My niche is personal growth and healing based on my life experiences overcoming an unstable and abuse-riddled childhood. Both of my parents were professionals and substance abusers. Dad drank. Mom preferred pills. As I came to learn later, addicts’ lives are primarily centered around their cravings. Externals like children and careers are often collateral damage.

I cannot pretend that there was a turning point in my path toward writing. It has always been more of a calling than a choice. My relationship with words started early. I loved stories and I was good with words. They were thought-provoking and fun, ideal enticements for a learning junkie like me. They took me away from where I was.

My mother recognized my predilection toward words. Before the addictions had taken her over, she spent time with me to teach me to read when I was about three years old. We would play word games, starting with the “at” family. I would create words with that suffix by following the alphabet.

Bat. Cat. Fat. Gat. Hat. And so on. Then she would move on to the “an” family. Same routine. Ban. Can. Dan. Fan. The words I came up with at the start reflected my limited vocabulary. That vocabulary expanded over time but I never forgot those early lessons.

Words gave my life order. When things were happening around me and to me that were confusing and scary, words and stories were a safe place I could escape to. In my little bedroom, there was a clothes closet with storage space above it. I learned to climb up to that place when I was a toddler. To hide and to read. I took my favorite pinky blanket and found an escape from the often odd behaviors of addicted parents.

It seems I liked climbing generally when I was a child. There is an 8 mm film somewhere that shows me at two years old on top of a double-seated, wooden swing. Even now, I can remember the feeling of freedom and joy I had. What I couldn’t fathom, in retrospect, was how I got up there. 

I do remember it being one of the few times I felt free in my childhood. I lived with the daily uncertainty of addicted parents. Dad might be drunk. Mom was likely high on pills. I will say one thing about having that kind of childhood: it bred independence. Maybe a little too much.

I have come to fully appreciate the human need for stories. I believe they may have saved my life. For as difficult and lonely as times in my childhood were, stories showed me there were other places I could be. I could be someone else, too. In my head at any rate and if only for a few moments at a time.

Storybooks were like rocks in a river or islands in a stream. Safe crossings. Dry ground. Oases. As I grew older, I began to see words used most carelessly and manipulatively. I became skeptical and derisive of words and how they are used.

There is a sentimental side of me that longs for a time when we could all trust that a person’s word was their bond. I love the ideals of honor and honesty but also the greater values of common human decency and mutual trust and respect. Sadly lacking everywhere today and they are values generally treated with scorn and cynicism.

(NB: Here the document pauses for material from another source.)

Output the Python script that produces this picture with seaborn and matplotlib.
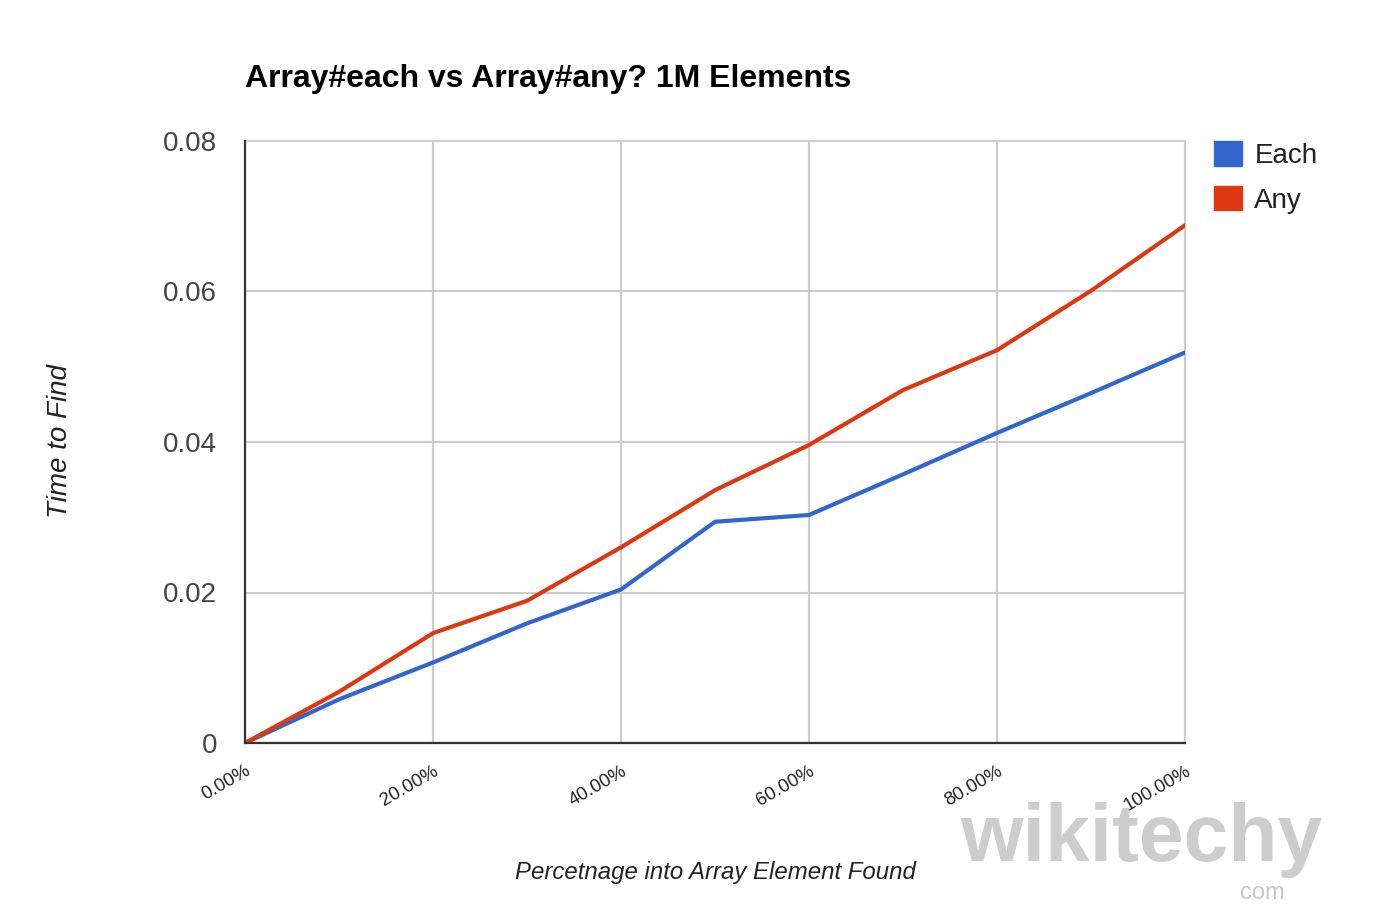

Yet these are the very type of stories I want to write. Imagining a world where people treat each other with kindness and respect. I also understand that is not the way the world is and may even go against human nature. People’s need to survive will always trump civility.

Until and unless we get to a place of greater egalitarianism around the world, the best a writer can hope to reflect is how individuals cope in an unjust world. And that they do so and still hang on to their values and common human decency is the secret human factor.

There is no magic solution for curing life’s evils. But there is much to be learned about the power of individuals to affect change. Stories of triumph in the face of seemingly insurmountable odds inspire and motivate us. It is the belief and examples set that working toward a common goal will incrementally create change for the better. 

Anthropologist Margaret Mead reminded us: “Never doubt that a small group of thoughtful, committed citizens can change the world; indeed, it’s the only thing that ever has.” https://www.azquotes.com/quote/196005?ref=one-person-can-make-a-difference

David and Goliath stories give us hope without which humans would be utterly lost. Thank god there are enough of them to give all of us hope and keep us moving forward.